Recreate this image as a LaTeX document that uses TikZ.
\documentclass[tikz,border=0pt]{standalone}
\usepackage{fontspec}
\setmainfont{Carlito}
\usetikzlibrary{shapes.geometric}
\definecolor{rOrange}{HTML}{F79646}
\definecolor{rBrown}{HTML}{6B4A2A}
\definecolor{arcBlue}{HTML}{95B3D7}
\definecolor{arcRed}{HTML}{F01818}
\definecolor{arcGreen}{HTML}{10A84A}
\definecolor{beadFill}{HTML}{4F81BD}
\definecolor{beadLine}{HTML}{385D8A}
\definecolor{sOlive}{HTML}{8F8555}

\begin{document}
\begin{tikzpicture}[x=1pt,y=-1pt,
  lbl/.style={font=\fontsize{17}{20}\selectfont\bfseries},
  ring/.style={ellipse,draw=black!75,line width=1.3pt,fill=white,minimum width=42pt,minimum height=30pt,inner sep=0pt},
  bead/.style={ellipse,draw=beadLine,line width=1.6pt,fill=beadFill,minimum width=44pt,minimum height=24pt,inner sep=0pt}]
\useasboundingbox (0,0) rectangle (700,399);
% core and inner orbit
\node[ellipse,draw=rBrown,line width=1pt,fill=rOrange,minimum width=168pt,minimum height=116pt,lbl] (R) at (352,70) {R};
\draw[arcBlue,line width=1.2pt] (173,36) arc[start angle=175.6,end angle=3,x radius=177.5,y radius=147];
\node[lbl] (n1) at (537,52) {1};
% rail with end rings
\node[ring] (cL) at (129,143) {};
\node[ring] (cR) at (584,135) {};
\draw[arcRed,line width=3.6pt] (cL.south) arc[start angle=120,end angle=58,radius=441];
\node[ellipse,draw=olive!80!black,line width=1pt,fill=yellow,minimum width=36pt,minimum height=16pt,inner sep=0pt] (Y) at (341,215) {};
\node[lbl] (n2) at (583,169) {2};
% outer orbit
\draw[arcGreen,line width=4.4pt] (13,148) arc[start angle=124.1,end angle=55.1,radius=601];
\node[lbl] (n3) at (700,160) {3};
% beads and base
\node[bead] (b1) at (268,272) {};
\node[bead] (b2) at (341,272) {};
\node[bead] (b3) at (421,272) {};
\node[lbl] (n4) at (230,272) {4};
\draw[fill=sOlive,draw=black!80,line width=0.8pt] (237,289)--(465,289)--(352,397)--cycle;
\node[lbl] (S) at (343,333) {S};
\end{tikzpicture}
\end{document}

■ ■ ■ ■ ■ ■ ■

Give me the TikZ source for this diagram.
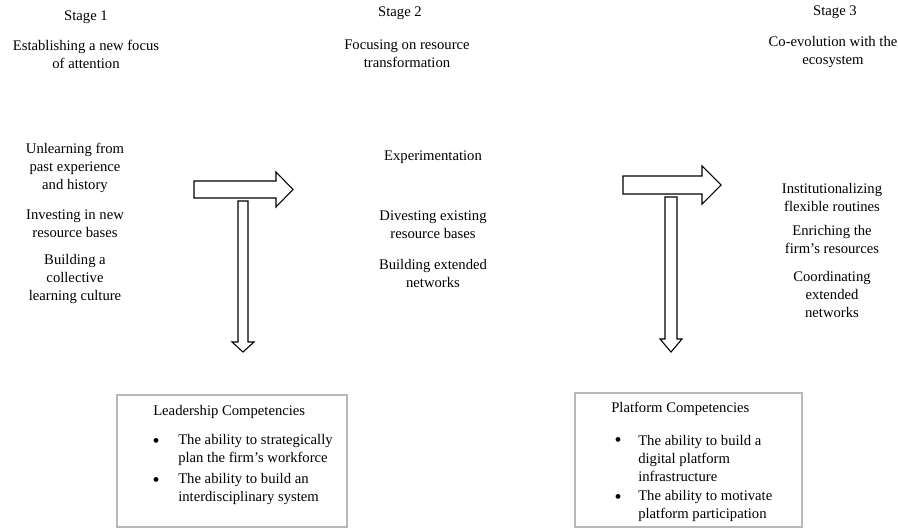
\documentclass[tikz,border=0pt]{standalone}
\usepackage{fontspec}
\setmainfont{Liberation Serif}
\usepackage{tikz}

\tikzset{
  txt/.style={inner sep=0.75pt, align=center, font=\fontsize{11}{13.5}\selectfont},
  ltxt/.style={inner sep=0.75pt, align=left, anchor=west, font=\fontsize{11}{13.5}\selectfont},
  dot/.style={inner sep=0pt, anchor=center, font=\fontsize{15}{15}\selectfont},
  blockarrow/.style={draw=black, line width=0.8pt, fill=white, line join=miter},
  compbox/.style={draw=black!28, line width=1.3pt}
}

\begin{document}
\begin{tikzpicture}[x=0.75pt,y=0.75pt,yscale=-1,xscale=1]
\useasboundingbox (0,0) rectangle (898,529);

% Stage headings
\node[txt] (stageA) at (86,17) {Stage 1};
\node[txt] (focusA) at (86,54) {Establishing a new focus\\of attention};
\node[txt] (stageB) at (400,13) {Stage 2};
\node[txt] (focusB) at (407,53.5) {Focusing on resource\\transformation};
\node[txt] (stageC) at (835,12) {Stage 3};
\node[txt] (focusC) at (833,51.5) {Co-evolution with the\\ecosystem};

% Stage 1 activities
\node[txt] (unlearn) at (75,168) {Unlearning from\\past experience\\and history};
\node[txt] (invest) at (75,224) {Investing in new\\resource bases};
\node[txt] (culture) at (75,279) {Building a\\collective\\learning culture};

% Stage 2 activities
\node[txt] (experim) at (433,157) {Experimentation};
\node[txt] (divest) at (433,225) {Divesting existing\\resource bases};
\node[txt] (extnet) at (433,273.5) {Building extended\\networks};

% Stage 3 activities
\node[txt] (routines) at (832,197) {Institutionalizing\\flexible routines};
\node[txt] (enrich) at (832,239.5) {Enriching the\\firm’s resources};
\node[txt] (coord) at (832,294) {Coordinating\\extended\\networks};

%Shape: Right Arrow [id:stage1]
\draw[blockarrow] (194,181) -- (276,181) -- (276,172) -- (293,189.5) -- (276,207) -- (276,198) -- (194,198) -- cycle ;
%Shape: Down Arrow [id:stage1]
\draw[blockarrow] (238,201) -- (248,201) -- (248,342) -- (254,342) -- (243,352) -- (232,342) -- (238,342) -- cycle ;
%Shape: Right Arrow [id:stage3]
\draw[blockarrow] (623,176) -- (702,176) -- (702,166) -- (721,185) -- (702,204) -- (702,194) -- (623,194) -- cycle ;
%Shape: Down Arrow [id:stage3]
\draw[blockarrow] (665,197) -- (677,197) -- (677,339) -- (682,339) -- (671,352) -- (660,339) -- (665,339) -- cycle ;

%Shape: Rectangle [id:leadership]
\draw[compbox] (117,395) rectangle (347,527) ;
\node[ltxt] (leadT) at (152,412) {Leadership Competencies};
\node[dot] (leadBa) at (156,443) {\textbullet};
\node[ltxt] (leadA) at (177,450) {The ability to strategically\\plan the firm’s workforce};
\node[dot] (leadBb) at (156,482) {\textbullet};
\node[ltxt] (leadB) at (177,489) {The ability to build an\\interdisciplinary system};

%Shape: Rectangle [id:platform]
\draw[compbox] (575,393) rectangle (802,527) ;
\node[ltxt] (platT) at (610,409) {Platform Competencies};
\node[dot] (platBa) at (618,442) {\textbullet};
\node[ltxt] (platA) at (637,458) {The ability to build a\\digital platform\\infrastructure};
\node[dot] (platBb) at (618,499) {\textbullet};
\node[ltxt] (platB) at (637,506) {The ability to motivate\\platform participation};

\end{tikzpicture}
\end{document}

■ ■ ■ ■ ■ ■ ■

» **Short problem**:
Begin with the line where "Give me the TikZ source for this diagram." appears and end with the line where "(extnet) at (433,273.5)" appears. Copy only that stretch, exactly, with no pictures.

» **Answer for this exercise**:
Give me the TikZ source for this diagram.
\documentclass[tikz,border=0pt]{standalone}
\usepackage{fontspec}
\setmainfont{Liberation Serif}
\usepackage{tikz}

\tikzset{
  txt/.style={inner sep=0.75pt, align=center, font=\fontsize{11}{13.5}\selectfont},
  ltxt/.style={inner sep=0.75pt, align=left, anchor=west, font=\fontsize{11}{13.5}\selectfont},
  dot/.style={inner sep=0pt, anchor=center, font=\fontsize{15}{15}\selectfont},
  blockarrow/.style={draw=black, line width=0.8pt, fill=white, line join=miter},
  compbox/.style={draw=black!28, line width=1.3pt}
}

\begin{document}
\begin{tikzpicture}[x=0.75pt,y=0.75pt,yscale=-1,xscale=1]
\useasboundingbox (0,0) rectangle (898,529);

% Stage headings
\node[txt] (stageA) at (86,17) {Stage 1};
\node[txt] (focusA) at (86,54) {Establishing a new focus\\of attention};
\node[txt] (stageB) at (400,13) {Stage 2};
\node[txt] (focusB) at (407,53.5) {Focusing on resource\\transformation};
\node[txt] (stageC) at (835,12) {Stage 3};
\node[txt] (focusC) at (833,51.5) {Co-evolution with the\\ecosystem};

% Stage 1 activities
\node[txt] (unlearn) at (75,168) {Unlearning from\\past experience\\and history};
\node[txt] (invest) at (75,224) {Investing in new\\resource bases};
\node[txt] (culture) at (75,279) {Building a\\collective\\learning culture};

% Stage 2 activities
\node[txt] (experim) at (433,157) {Experimentation};
\node[txt] (divest) at (433,225) {Divesting existing\\resource bases};
\node[txt] (extnet) at (433,273.5) {Building extended\\networks};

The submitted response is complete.